Direction :: Begin with the line holding "Reproduce this chart with Plotly.", end with the line holding "araki_y = [0.81, 0.70]", and repeat every line in between exactly, without pictures.

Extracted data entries
★ ★ ★ ★

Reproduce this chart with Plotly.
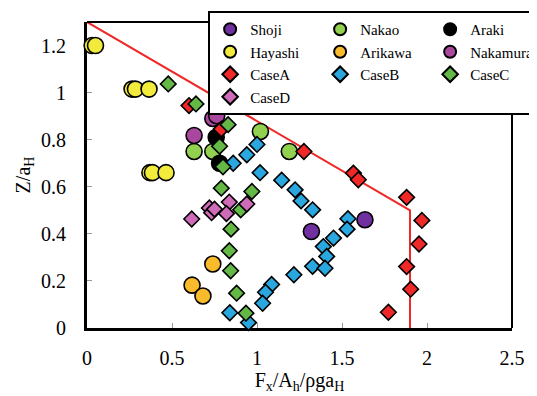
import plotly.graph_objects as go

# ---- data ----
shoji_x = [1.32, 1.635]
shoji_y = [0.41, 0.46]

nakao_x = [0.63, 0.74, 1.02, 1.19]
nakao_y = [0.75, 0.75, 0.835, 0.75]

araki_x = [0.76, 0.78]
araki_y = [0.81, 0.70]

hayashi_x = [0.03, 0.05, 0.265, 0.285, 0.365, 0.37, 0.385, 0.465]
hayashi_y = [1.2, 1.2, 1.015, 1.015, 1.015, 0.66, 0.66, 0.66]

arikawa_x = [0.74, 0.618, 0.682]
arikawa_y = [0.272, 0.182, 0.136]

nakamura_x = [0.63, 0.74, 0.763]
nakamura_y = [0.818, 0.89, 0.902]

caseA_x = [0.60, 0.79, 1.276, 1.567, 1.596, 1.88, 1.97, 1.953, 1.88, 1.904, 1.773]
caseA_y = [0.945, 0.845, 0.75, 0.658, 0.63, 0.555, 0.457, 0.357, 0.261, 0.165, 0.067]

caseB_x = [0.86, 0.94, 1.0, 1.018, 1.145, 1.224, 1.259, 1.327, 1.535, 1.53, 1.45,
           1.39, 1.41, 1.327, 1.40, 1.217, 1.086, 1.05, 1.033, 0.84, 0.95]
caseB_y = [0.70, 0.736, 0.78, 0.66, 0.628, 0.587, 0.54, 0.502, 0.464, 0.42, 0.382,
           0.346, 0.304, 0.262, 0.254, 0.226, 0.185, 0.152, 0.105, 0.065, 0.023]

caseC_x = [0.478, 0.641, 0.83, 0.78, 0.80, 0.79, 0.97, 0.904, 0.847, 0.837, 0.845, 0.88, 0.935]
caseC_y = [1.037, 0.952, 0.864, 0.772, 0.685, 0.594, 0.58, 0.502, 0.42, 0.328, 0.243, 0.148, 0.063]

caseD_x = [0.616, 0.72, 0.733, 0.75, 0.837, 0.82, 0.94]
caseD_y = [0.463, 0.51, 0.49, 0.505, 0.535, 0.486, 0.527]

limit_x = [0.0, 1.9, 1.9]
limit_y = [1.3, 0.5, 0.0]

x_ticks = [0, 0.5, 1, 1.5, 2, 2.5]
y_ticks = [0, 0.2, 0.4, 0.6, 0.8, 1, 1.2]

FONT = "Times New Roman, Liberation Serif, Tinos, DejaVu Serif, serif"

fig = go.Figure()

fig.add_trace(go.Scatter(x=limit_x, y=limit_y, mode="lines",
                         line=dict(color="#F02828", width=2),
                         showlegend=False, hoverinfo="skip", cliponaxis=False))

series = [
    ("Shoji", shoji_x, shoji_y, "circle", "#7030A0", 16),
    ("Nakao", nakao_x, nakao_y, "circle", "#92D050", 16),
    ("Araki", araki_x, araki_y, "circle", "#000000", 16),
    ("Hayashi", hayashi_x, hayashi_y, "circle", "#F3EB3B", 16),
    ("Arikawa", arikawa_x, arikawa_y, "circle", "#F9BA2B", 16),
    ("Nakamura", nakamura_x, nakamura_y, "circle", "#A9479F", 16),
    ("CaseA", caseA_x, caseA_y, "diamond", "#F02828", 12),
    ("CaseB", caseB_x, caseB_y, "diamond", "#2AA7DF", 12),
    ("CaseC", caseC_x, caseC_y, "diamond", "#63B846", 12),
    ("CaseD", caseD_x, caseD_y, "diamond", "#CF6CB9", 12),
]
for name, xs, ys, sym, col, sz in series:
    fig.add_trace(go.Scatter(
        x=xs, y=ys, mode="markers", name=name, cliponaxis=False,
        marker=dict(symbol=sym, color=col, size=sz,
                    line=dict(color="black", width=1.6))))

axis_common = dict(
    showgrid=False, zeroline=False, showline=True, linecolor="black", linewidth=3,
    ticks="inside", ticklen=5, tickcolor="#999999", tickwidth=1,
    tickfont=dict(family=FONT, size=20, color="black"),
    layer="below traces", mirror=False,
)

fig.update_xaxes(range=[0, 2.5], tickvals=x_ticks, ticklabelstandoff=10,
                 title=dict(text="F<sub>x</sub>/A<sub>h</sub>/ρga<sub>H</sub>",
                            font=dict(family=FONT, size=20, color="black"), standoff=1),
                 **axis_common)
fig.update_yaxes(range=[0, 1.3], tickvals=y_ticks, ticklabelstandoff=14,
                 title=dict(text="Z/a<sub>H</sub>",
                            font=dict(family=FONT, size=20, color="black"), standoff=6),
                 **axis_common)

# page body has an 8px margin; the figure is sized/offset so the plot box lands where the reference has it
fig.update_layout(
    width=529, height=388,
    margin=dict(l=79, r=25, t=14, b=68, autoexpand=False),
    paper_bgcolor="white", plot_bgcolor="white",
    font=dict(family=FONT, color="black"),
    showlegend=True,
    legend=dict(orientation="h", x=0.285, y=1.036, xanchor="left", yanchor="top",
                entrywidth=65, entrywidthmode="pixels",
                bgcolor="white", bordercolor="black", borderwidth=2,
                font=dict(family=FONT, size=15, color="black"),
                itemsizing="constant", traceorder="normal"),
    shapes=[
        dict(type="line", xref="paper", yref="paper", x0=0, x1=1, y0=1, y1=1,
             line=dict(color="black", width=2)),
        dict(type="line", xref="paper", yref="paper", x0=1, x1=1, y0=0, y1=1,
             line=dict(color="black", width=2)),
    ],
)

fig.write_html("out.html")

★ ★ ★ ★

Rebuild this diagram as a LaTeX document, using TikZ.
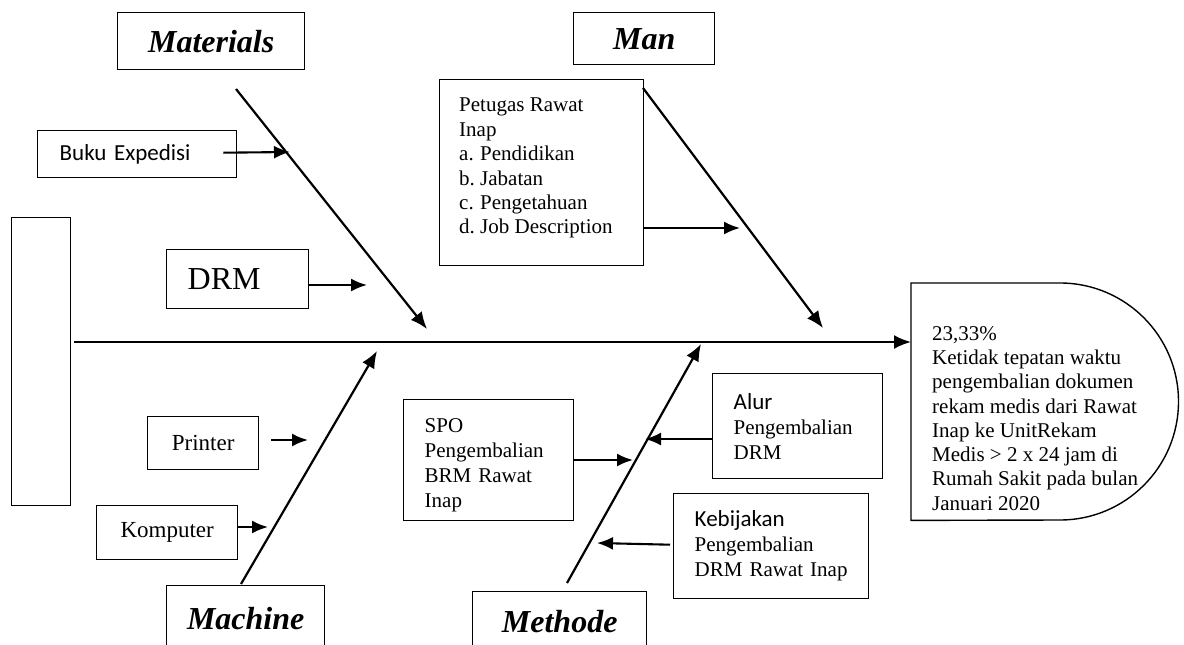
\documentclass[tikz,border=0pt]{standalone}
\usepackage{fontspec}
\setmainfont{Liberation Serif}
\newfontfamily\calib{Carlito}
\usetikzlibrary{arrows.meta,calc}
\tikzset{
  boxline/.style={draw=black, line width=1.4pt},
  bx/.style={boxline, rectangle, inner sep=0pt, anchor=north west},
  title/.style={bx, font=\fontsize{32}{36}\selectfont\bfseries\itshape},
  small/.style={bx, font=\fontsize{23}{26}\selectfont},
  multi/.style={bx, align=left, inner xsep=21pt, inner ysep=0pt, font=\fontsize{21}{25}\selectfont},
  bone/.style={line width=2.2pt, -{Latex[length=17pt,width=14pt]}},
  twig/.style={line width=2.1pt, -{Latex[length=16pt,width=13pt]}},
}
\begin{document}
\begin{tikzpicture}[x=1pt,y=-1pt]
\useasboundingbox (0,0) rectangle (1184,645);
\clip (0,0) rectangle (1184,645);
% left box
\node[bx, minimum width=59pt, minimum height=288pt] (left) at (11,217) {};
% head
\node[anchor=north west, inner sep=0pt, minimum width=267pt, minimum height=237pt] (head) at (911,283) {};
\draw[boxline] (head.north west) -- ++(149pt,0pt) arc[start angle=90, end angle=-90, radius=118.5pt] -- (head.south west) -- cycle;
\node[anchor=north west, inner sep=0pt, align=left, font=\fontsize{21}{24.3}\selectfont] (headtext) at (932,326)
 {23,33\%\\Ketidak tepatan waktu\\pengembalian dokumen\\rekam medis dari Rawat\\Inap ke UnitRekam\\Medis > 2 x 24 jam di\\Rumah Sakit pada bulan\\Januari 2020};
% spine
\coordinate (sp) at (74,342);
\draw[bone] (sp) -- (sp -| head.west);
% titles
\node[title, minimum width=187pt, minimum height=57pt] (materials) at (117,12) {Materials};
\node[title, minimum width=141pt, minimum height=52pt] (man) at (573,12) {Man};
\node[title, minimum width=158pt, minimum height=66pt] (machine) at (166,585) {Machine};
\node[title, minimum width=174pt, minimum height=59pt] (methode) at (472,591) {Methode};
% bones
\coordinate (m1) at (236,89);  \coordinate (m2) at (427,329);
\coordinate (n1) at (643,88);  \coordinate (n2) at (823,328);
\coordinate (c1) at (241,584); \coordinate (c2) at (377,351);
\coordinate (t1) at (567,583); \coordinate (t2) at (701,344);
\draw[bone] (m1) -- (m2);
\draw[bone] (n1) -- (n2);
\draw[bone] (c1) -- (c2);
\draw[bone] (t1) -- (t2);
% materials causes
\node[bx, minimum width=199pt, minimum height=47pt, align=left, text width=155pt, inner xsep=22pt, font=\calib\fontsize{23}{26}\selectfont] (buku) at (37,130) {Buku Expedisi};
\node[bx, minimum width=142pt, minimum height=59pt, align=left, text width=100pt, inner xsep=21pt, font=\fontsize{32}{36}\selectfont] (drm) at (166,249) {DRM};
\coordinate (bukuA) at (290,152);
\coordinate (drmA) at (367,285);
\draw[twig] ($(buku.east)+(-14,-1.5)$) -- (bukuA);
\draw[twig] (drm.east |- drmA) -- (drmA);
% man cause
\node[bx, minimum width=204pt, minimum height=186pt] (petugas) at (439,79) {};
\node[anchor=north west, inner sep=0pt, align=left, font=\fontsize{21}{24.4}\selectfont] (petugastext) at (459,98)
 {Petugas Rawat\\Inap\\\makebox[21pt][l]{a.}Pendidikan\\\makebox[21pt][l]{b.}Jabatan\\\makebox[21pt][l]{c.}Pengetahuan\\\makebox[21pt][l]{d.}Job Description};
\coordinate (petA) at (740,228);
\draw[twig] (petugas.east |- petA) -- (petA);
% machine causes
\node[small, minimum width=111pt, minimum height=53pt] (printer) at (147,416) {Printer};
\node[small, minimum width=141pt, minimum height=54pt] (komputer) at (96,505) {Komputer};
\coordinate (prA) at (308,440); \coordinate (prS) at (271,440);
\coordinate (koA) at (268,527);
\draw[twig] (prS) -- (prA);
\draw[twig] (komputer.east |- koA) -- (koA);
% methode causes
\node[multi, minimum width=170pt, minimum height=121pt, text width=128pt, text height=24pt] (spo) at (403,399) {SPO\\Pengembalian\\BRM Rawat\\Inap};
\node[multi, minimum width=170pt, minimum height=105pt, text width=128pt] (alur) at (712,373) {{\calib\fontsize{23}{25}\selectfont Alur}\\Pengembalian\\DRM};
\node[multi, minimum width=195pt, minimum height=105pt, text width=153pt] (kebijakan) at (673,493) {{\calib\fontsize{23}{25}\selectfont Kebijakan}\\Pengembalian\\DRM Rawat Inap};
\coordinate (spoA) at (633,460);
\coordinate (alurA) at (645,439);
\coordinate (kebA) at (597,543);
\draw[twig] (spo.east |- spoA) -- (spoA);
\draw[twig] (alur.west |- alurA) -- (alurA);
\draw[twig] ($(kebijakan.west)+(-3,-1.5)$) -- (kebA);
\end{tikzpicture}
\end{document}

★ ★ ★ ★

Response for this exercise ::
Reproduce this chart with Plotly.
import plotly.graph_objects as go

# ---- data ----
shoji_x = [1.32, 1.635]
shoji_y = [0.41, 0.46]

nakao_x = [0.63, 0.74, 1.02, 1.19]
nakao_y = [0.75, 0.75, 0.835, 0.75]

araki_x = [0.76, 0.78]
araki_y = [0.81, 0.70]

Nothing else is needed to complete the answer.